GR 26809; (December, 1977) (Digest)
G.R. No. L-26809 December 29, 1977
AETNA CASUALTY & SURETY COMPANY, plaintiff-appellant, vs. PACIFIC STAR LINE, THE BRADMAN CO. INC., MANILA PORT SERVICE and/or MANILA RAILROAD COMPANY, INC., defendants-appellees.
FACTS
Aetna Casualty & Surety Company, as subrogee, filed a complaint to recover the value of cargo shipped aboard the SS Ampal, owned by Pacific Star Line. The shipment of linen and cotton goods, consigned to Judy Philippines, Inc., arrived in Manila and was discharged into the custody of the arrastre operator, Manila Port Service. The cargo sustained pilferage and seawater damage valued at US $2,300. The shipper, I. Shalom & Co., Inc., was indemnified by Aetna under an insurance contract executed in New York. Aetna, having paid the claim, sought reimbursement from the carrier and the arrastre operator.
The defendants moved to dismiss the complaint, contending that Aetna, being a foreign corporation without a license to transact business in the Philippines, lacked the legal capacity to sue. The Court of First Instance of Manila sustained this defense and dismissed the complaint solely on that ground, without making any finding on the substantive liability of the defendants for the cargo damage.
ISSUE
Whether the plaintiff-appellant, Aetna Casualty & Surety Company, a foreign corporation without a license to do business in the Philippines, has the legal capacity to institute the present action for recovery of a sum of money as subrogee of the insured consignee.
RULING
Yes. The Supreme Court reversed the trial court’s dismissal and remanded the case for further proceedings. The legal capacity to sue is not barred by the mere absence of a license. The prohibition under the Corporation Law (Sections 68 and 69) against an unlicensed foreign corporation “transacting business” in the country from maintaining a suit applies only if the corporation is indeed engaged in such business within the Philippines.

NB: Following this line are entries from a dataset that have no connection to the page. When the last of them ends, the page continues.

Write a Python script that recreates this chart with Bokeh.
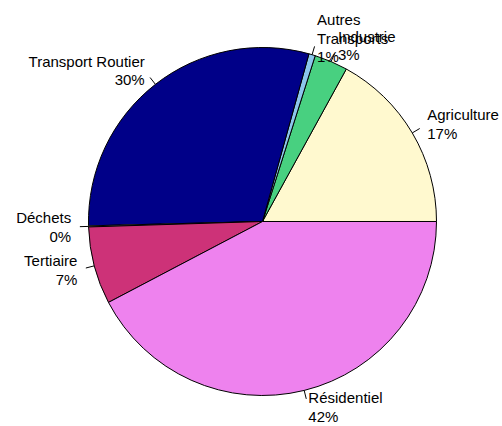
import numpy as np
from bokeh.plotting import figure
from bokeh.models import ColumnDataSource, Range1d
from bokeh.core.properties import value
from bokeh.embed import file_html
from bokeh.resources import INLINE

# Data (percent shares), counter-clockwise from 3 o'clock
labels = ["Agriculture", "Industrie", "Autres\nTransports", "Transport Routier",
          "Déchets", "Tertiaire", "Résidentiel"]
shares = [17.0, 3.1, 0.6, 29.7, 0.1, 7.2, 42.3]
pct_labels = ["17%", "3%", "1%", "30%", "0%", "7%", "42%"]
colors = ["#FFF9CF", "#48D080", "#8CC6EC", "#000088", "#FFFFFF", "#CD3278", "#EE82EE"]

W, H = 502, 426
R_PX = 174.0
CX, CY = 262, 221  # centre in figure pixels

vals = np.array(shares, dtype=float)
frac = vals / vals.sum()
ends = np.cumsum(frac) * 2 * np.pi
starts = np.concatenate([[0.0], ends[:-1]])
mids = (starts + ends) / 2

src = ColumnDataSource(dict(start=starts, end=ends, color=colors))

p = figure(width=W, height=H, output_backend="svg", toolbar_location=None,
           min_border=0, outline_line_color=None)
p.x_range = Range1d(-CX / R_PX, (W - CX) / R_PX)
p.y_range = Range1d(-(H - CY) / R_PX, CY / R_PX)
p.axis.visible = False
p.grid.visible = False
p.background_fill_color = "white"
p.border_fill_color = "white"

p.wedge(x=0, y=0, radius=1.0, start_angle="start", end_angle="end",
        fill_color="color", line_color="black", line_width=1, source=src)

# tick lines
cosm, sinm = np.cos(mids), np.sin(mids)
p.segment(x0=cosm, y0=sinm, x1=1.05 * cosm, y1=1.05 * sinm,
          line_color="black", line_width=1)

texts = [f"{l}\n{pc}" for l, pc in zip(labels, pct_labels)]
align = ["left" if c > 0 else "right" for c in cosm]
tsrc = ColumnDataSource(dict(x=1.1 * cosm, y=1.1 * sinm, t=texts, a=align))
p.text(x="x", y="y", text="t", text_align="a", text_baseline="middle",
       text_font=value("Liberation Sans"), text_font_size="15px",
       text_color="black", text_line_height=1.1, source=tsrc)

open("out.html", "w").write(file_html(p, INLINE))
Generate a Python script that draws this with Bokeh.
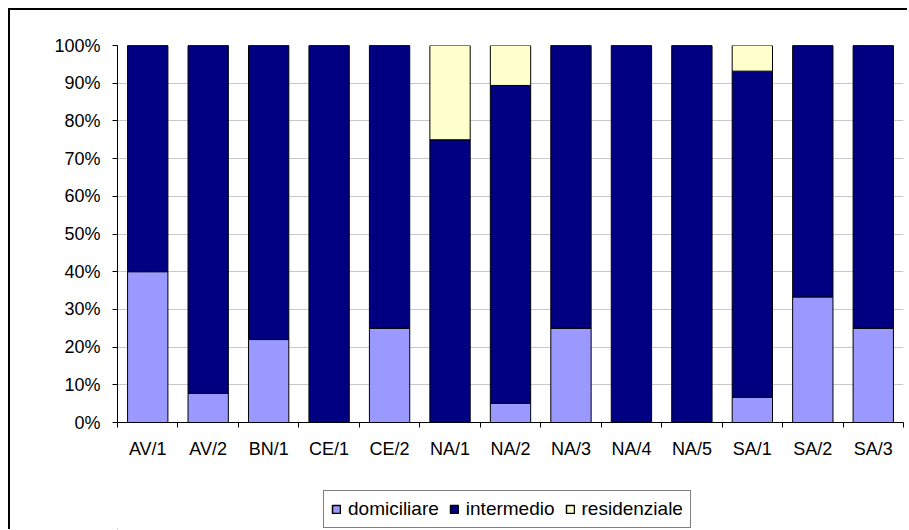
from bokeh.plotting import figure
from bokeh.layouts import column
from bokeh.models import (ColumnDataSource, FixedTicker, PrintfTickFormatter,
                          Legend, LegendItem, Range1d)
from bokeh.embed import file_html
from bokeh.resources import INLINE

categories = ["AV/1", "AV/2", "BN/1", "CE/1", "CE/2", "NA/1", "NA/2",
              "NA/3", "NA/4", "NA/5", "SA/1", "SA/2", "SA/3"]
domiciliare = [40.0, 7.7, 22.0, 0.0, 25.0, 0.0, 5.1, 25.0, 0.0, 0.0, 6.7, 33.3, 25.0]
intermedio = [60.0, 92.3, 78.0, 100.0, 75.0, 75.0, 84.3, 75.0, 100.0, 100.0, 86.5, 66.7, 75.0]
residenziale = [0.0, 0.0, 0.0, 0.0, 0.0, 25.0, 10.6, 0.0, 0.0, 0.0, 6.8, 0.0, 0.0]
series = ["domiciliare", "intermedio", "residenziale"]
colors = ["#9999FF", "#000080", "#FFFFCC"]
y_ticks = list(range(0, 101, 10))

x = list(range(len(categories)))
source = ColumnDataSource(dict(x=x, domiciliare=domiciliare,
                               intermedio=intermedio, residenziale=residenziale))

FONT = "Liberation Sans"
FS = "18px"
W = 897

p = figure(width=W, height=460, output_backend="svg", toolbar_location=None,
           x_range=Range1d(-0.5, len(categories) - 0.5), y_range=Range1d(0, 100),
           min_border_left=107, min_border_top=35, min_border_right=4,
           min_border_bottom=48)
p.outline_line_color = None
p.background_fill_color = "white"
p.border_fill_color = "white"

rs = p.vbar_stack(series, x="x", width=0.667, source=source,
                  fill_color=colors, line_color="black", line_width=1)

# grid
p.xgrid.visible = False
p.ygrid.ticker = FixedTicker(ticks=y_ticks[1:-1])
p.ygrid.grid_line_color = "#c8c8c8"
p.ygrid.grid_line_width = 1

# x axis
xa = p.xaxis[0]
xa.ticker = FixedTicker(ticks=x, minor_ticks=[i - 0.5 for i in range(len(categories) + 1)])
xa.major_label_overrides = {i: c for i, c in zip(x, categories)}
xa.major_tick_out = 0
xa.major_tick_in = 0
xa.minor_tick_out = 5
xa.minor_tick_in = 0
xa.minor_tick_line_color = "black"
xa.axis_line_color = "black"
xa.major_label_standoff = 11
xa.major_label_text_font = FONT
xa.major_label_text_font_size = FS
xa.major_label_text_color = "black"

# y axis
ya = p.yaxis[0]
ya.ticker = FixedTicker(ticks=y_ticks)
ya.formatter = PrintfTickFormatter(format="%d%%")
ya.major_tick_out = 5
ya.major_tick_in = 0
ya.minor_tick_line_color = None
ya.axis_line_color = "black"
ya.major_tick_line_color = "black"
ya.major_label_standoff = 12
ya.major_label_text_font = FONT
ya.major_label_text_font_size = FS
ya.major_label_text_color = "black"

# legend strip (separate figure so the legend is not clipped by the chart frame)
leg_fig = figure(width=W, height=59, output_backend="svg", toolbar_location=None,
                 x_axis_type=None, y_axis_type=None, min_border=0,
                 x_range=Range1d(0, 1), y_range=Range1d(0, 1))
leg_fig.outline_line_color = None
leg_fig.grid.visible = False
leg_fig.background_fill_color = "white"
leg_fig.border_fill_color = "white"
# legend proxies: one hidden bar each, placed fully outside the visible ranges
proxy_src = ColumnDataSource(dict(x=[-50.0], top=[-50.0], bottom=[-60.0]))
proxies = [leg_fig.vbar(x="x", top="top", bottom="bottom", width=0.1, source=proxy_src,
                        fill_color=c, line_color="black", line_width=1.5)
           for c in colors]

legend = Legend(items=[LegendItem(label=s, renderers=[r]) for s, r in zip(series, proxies)],
                orientation="horizontal", location=(206, 1),
                glyph_width=10, glyph_height=10, label_standoff=7, spacing=10,
                padding=7, margin=0, border_line_color="black", border_line_width=1,
                label_text_font=FONT, label_text_font_size="19px", label_height=21,
                label_text_color="black",
                background_fill_color="white", background_fill_alpha=1.0)
leg_fig.add_layout(legend)

layout = column(p, leg_fig, spacing=0)
layout.styles = {"margin-left": "8px", "margin-top": "8px",
                 "border-left": "2px solid black", "border-top": "2px solid black"}

open("out.html", "w").write(file_html(layout, INLINE))
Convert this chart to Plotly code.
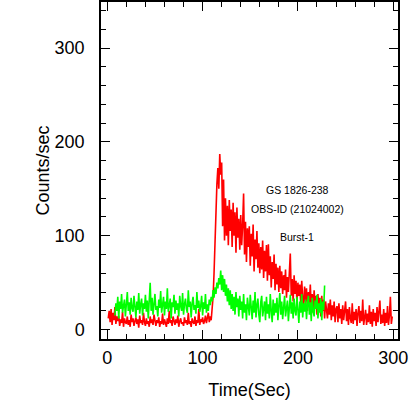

The Court applied the “isolated transactions” doctrine. The contract of insurance was perfected in New York, and the indemnity payment was made there. Aetna’s act of filing the instant suit, along with a few other similar collection cases arising from subrogation, does not constitute “doing business” in the Philippines. These are merely incidental acts to collect a claim assigned to it, not a continuity of commercial acts that would constitute engaging in the insurance business within the national territory. Following precedents like Marshall-Wells Co. vs. Elser & Co. and Eastboard Navigation, Ltd. vs. Juan Ysmael & Co., Inc., the Court ruled that a foreign corporation not engaged in business in the Philippines is not required to secure a license as a condition for seeking redress in local courts for isolated transactions. Therefore, Aetna has the legal personality to bring the suit, and the case must be tried on the merits to determine the defendants’ liability for the cargo loss.